The World Health Organization ranks depression as the first most disabling disease among women and fourth overall.  In the US, it afflicts about 18 million people.  The majorities of the cases of clinical depression are due to imbalances in hormonal levels and are related to dysfunction in neurological signaling and chemistry.

“In fact, it takes an incredibly strong person to bear the burden of the depression condition. The name “hypothalamo-pituitary-adrenal axis dysfunction” is an appropriate jargon medical description that is accurate but would never make it into the headlines” – Dr. Philip Goldsmith, neuroscientist

The limbic system is the area of the brain that maintains homeostasis and the hypothalamus is the most important part of the limbic system. The input into the hypothalamus allows it to regulate and integrate heart rate, blood pressure, respiratory rate, digestion, emotional responses, behavior, sex drive, body and skin temperature, appetite, thirst and body fluids, sleep cycles, metabolism, and much more.  The effectiveness of the hypothalamus is directly proportional to the functional capability of the nervous system.

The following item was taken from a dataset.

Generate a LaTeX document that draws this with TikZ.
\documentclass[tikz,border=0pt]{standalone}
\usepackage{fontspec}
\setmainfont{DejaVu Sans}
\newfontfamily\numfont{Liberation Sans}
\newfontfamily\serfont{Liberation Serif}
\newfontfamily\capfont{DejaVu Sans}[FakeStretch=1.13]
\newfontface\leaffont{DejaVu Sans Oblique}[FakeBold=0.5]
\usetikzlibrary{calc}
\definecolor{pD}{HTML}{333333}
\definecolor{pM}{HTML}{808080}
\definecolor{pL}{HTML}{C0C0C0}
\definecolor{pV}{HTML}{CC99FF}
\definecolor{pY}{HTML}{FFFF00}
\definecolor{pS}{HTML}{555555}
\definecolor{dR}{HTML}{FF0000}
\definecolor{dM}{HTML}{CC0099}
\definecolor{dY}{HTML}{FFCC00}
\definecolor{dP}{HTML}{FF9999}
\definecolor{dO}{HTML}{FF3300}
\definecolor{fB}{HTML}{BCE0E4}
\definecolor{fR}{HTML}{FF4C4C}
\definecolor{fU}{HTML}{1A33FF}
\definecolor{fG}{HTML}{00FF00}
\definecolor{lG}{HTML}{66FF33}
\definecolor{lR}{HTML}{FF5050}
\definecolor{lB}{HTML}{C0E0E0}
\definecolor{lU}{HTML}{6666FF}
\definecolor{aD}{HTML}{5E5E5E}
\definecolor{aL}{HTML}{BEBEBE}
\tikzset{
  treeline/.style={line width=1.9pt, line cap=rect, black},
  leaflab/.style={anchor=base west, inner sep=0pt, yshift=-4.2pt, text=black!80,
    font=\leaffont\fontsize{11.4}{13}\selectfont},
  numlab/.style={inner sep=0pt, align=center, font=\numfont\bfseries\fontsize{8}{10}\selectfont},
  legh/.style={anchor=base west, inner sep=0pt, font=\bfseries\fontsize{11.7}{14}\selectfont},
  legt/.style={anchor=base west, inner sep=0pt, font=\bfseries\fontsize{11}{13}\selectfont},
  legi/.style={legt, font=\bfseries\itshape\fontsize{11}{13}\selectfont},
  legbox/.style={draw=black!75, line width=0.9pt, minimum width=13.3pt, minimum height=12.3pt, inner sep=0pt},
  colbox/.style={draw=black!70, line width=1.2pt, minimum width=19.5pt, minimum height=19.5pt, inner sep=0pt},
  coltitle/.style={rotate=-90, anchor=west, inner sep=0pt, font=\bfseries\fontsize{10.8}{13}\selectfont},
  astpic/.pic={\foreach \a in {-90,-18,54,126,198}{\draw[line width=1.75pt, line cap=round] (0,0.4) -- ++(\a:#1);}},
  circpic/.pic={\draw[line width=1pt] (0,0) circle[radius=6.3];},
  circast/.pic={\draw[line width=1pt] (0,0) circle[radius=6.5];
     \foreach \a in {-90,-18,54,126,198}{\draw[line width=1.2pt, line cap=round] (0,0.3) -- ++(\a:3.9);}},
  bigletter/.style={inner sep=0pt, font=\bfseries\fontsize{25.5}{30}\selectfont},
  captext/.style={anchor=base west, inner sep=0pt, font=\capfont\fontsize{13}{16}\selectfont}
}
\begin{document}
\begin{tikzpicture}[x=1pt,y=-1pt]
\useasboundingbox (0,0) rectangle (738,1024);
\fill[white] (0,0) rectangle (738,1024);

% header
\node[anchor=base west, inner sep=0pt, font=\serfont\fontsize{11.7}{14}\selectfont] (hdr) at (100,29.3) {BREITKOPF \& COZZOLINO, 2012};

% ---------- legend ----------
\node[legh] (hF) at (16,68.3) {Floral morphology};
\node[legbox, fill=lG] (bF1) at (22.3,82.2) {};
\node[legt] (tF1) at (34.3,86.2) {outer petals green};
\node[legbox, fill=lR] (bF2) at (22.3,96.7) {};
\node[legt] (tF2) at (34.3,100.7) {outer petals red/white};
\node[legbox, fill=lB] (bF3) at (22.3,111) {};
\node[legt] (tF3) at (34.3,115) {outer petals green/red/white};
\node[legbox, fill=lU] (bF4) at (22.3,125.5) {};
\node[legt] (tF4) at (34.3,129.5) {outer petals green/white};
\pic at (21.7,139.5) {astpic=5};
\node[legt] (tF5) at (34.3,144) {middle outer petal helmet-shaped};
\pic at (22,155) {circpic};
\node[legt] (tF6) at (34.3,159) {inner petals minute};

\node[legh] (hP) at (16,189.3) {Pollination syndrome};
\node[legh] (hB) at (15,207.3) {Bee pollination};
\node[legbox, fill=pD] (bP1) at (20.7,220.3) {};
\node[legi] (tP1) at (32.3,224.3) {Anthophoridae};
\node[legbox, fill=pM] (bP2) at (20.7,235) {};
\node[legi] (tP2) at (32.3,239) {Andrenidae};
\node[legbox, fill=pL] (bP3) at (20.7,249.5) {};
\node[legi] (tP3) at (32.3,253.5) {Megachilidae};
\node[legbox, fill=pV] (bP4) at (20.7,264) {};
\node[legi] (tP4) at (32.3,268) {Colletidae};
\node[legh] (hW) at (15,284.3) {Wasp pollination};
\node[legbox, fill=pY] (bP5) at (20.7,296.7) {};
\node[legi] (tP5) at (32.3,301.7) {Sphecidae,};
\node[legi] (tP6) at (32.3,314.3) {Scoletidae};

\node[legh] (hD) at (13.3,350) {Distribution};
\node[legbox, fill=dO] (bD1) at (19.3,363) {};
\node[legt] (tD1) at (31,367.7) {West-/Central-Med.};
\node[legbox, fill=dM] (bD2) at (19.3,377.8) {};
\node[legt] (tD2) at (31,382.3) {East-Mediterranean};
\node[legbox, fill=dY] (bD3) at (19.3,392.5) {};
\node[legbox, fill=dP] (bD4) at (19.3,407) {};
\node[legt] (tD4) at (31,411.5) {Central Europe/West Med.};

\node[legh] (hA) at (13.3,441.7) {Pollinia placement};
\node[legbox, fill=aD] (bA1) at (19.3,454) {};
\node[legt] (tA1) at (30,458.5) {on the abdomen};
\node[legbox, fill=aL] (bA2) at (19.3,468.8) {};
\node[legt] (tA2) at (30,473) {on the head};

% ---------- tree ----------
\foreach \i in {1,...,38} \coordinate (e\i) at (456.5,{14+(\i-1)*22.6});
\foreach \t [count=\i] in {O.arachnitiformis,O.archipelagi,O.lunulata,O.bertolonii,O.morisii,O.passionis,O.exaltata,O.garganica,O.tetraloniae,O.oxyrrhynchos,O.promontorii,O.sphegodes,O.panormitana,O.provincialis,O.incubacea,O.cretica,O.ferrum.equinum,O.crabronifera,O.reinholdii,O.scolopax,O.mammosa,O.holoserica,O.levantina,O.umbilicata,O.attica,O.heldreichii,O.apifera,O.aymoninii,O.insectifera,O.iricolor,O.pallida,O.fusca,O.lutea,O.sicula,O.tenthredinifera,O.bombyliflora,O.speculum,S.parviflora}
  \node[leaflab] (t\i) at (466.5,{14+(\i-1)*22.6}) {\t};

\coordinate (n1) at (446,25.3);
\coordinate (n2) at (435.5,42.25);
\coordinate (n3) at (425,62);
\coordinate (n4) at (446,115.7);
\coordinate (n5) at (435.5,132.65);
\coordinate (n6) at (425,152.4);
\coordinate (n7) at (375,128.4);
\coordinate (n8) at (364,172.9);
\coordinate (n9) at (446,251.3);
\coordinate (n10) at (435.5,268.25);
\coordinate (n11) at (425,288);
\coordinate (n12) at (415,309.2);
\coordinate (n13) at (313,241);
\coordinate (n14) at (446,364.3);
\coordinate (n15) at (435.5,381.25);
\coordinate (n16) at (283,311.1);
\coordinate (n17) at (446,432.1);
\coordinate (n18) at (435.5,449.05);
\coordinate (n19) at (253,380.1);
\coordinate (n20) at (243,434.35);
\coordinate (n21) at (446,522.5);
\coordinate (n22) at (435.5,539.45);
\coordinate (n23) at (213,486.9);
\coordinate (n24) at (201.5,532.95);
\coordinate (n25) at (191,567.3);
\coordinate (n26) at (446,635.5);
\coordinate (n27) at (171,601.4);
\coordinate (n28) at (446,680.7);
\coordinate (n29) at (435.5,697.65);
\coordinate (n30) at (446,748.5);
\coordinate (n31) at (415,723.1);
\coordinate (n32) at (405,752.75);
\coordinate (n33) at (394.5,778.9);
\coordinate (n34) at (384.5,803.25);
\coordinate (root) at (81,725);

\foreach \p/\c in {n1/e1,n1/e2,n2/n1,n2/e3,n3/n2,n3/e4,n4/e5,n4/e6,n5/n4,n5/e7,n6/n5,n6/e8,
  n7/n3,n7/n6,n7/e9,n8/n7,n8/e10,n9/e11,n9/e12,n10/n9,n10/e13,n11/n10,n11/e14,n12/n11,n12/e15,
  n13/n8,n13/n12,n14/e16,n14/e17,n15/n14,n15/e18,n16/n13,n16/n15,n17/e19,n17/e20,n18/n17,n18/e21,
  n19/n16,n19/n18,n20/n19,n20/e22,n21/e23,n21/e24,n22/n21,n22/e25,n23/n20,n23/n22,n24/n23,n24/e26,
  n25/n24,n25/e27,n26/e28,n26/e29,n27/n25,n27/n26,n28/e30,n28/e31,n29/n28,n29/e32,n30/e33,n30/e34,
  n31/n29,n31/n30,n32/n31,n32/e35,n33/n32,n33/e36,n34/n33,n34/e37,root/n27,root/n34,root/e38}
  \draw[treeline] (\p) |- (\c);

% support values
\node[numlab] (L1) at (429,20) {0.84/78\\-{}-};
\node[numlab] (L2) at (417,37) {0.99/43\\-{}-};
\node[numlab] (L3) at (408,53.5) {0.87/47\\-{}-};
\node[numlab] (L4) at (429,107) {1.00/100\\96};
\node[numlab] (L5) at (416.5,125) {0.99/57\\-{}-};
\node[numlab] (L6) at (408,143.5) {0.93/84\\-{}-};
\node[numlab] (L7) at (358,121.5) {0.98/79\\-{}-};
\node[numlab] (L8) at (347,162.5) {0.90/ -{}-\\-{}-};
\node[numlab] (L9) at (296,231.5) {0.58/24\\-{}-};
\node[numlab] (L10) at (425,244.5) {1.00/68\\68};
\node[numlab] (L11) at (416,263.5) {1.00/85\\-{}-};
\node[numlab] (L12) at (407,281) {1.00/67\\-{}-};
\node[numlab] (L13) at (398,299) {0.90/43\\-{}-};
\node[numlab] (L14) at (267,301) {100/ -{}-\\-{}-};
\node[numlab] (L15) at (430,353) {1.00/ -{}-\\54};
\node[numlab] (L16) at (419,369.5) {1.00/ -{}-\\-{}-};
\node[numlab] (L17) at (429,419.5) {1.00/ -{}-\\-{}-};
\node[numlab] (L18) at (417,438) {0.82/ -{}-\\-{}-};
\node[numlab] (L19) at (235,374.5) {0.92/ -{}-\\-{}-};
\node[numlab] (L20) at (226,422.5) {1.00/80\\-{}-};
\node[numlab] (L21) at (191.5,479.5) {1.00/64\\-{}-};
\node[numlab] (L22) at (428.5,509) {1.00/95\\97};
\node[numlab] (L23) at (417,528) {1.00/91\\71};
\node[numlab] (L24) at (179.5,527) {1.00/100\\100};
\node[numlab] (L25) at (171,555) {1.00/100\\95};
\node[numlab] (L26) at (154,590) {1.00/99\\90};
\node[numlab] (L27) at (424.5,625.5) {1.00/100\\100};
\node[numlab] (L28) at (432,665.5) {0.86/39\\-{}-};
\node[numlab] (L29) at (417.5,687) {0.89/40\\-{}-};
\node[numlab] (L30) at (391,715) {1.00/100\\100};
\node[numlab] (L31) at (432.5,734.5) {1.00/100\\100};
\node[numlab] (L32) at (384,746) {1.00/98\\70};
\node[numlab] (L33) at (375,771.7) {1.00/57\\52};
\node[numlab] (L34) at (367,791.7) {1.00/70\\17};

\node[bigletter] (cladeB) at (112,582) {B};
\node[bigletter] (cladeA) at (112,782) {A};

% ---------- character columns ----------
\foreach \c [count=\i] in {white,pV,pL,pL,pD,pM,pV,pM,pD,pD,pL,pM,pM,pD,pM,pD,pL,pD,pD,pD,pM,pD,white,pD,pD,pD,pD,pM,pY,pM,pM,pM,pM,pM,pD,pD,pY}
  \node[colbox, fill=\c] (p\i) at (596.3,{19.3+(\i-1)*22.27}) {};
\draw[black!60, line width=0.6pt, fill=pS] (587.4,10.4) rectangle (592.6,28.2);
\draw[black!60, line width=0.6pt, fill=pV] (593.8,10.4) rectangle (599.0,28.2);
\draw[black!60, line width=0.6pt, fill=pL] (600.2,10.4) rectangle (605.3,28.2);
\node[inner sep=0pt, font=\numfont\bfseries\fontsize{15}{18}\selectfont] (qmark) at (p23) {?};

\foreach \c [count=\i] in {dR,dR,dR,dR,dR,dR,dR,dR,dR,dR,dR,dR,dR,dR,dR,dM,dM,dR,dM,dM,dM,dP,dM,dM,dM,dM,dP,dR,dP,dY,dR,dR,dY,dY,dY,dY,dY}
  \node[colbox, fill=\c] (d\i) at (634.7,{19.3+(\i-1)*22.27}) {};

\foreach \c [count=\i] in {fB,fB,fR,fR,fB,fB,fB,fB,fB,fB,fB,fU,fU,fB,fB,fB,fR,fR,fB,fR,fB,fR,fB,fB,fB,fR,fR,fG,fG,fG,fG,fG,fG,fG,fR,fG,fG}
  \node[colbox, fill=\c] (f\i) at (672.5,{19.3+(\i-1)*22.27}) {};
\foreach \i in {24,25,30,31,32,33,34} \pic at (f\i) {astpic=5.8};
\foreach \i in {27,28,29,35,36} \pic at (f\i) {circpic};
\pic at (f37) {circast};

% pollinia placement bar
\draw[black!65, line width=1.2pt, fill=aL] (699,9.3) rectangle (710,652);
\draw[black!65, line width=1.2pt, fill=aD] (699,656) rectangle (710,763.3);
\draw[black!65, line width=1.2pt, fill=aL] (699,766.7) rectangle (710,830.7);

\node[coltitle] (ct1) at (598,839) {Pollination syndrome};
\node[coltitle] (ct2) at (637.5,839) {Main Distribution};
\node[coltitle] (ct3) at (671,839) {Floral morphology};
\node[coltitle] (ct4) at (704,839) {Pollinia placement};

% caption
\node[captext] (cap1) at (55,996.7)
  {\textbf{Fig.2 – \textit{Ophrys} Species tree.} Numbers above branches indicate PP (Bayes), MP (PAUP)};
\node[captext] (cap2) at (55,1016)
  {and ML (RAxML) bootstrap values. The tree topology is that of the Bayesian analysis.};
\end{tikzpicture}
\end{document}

Hormonal imbalances can be the result of either too much or too little glandular activity. Spinal nerve interference and its resulting decrease in function may be a significant cause of endocrine dysfunction and hormonal related health problems.

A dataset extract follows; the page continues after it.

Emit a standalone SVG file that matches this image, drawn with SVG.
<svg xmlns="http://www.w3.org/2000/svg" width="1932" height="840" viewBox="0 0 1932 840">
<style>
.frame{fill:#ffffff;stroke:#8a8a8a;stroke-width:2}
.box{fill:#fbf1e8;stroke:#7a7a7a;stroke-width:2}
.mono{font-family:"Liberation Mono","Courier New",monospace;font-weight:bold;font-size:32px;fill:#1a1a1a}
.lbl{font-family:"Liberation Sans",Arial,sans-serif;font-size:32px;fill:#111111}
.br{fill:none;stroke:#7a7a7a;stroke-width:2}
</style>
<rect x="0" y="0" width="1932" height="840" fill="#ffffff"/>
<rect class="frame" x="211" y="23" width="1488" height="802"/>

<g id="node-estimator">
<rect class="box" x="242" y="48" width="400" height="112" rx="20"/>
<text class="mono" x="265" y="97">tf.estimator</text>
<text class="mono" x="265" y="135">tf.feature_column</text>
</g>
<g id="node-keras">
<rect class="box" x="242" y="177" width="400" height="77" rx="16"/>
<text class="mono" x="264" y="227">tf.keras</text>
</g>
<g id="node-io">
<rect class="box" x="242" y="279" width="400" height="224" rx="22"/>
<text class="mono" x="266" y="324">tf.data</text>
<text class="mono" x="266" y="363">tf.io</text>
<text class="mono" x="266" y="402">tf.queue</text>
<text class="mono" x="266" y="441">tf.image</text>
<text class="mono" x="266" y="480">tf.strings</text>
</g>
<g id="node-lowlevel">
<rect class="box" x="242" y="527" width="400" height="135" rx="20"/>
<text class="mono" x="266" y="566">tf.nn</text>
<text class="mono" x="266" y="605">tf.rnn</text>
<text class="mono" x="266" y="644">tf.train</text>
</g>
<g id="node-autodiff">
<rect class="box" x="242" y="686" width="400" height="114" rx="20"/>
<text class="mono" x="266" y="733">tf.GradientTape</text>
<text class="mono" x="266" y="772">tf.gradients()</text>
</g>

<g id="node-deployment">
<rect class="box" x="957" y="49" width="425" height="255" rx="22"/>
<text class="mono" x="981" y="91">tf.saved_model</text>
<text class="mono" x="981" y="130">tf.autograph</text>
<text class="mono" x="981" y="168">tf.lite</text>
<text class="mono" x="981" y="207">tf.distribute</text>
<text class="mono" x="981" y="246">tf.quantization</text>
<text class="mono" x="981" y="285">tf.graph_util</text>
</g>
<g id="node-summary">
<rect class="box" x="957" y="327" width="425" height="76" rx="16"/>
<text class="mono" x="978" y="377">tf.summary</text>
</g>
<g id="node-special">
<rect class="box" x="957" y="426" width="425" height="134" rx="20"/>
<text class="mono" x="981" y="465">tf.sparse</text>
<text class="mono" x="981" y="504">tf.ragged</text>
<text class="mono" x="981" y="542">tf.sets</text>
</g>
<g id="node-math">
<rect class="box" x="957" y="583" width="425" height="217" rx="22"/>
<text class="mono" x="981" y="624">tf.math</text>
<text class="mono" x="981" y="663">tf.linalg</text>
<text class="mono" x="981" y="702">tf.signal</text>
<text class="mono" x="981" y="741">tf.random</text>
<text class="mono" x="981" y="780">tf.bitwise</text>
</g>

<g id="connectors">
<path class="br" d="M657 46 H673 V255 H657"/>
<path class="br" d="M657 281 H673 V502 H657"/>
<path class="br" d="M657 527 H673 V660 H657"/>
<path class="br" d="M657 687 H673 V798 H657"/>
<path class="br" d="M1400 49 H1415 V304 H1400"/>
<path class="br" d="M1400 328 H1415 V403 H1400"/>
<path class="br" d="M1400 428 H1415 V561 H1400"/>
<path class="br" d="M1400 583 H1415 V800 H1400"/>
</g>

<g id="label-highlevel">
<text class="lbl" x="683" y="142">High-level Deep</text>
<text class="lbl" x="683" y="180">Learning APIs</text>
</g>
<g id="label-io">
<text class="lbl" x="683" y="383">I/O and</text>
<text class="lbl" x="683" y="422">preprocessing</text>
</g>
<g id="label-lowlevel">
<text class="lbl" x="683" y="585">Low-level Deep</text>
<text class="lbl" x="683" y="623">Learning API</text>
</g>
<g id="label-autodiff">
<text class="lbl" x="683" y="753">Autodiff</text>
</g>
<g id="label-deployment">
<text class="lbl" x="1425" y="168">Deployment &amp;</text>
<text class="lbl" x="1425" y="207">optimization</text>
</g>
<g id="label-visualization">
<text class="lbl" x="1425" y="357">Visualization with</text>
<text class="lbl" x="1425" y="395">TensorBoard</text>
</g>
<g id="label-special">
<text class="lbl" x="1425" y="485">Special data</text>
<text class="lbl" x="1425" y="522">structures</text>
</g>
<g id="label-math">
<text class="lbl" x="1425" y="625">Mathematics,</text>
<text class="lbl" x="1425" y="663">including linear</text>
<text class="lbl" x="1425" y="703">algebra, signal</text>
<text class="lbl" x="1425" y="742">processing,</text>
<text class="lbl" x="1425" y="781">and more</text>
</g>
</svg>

“With few exceptions, hormone deficiency or hormone excess is the result of pathologic manifestations in the neural pathways that supply the hypothalamus”

– Harrison’s Principles of Internal Medicine

Vertebral subluxations can be caused by any force or stress to which the body is unable to adapt. The body can adapt to the stress as long as the nervous and endocrine systems are capable of responding normally. All types of stress can not only cause vertebral subluxations, but it creates a viscous cycle in which the body can no longer adapt to stress as a result of a compromised nervous system. During an emergency, stress hormones are produced and they are utilized. The kind of stress we face on a daily basis is of a completely different kind. Our brain perceives stress as an emergency response and prepares the body for fight or flight.  As the stress is continuous, the stress hormones are not utilized; they remain in the boyd and cause biological damage.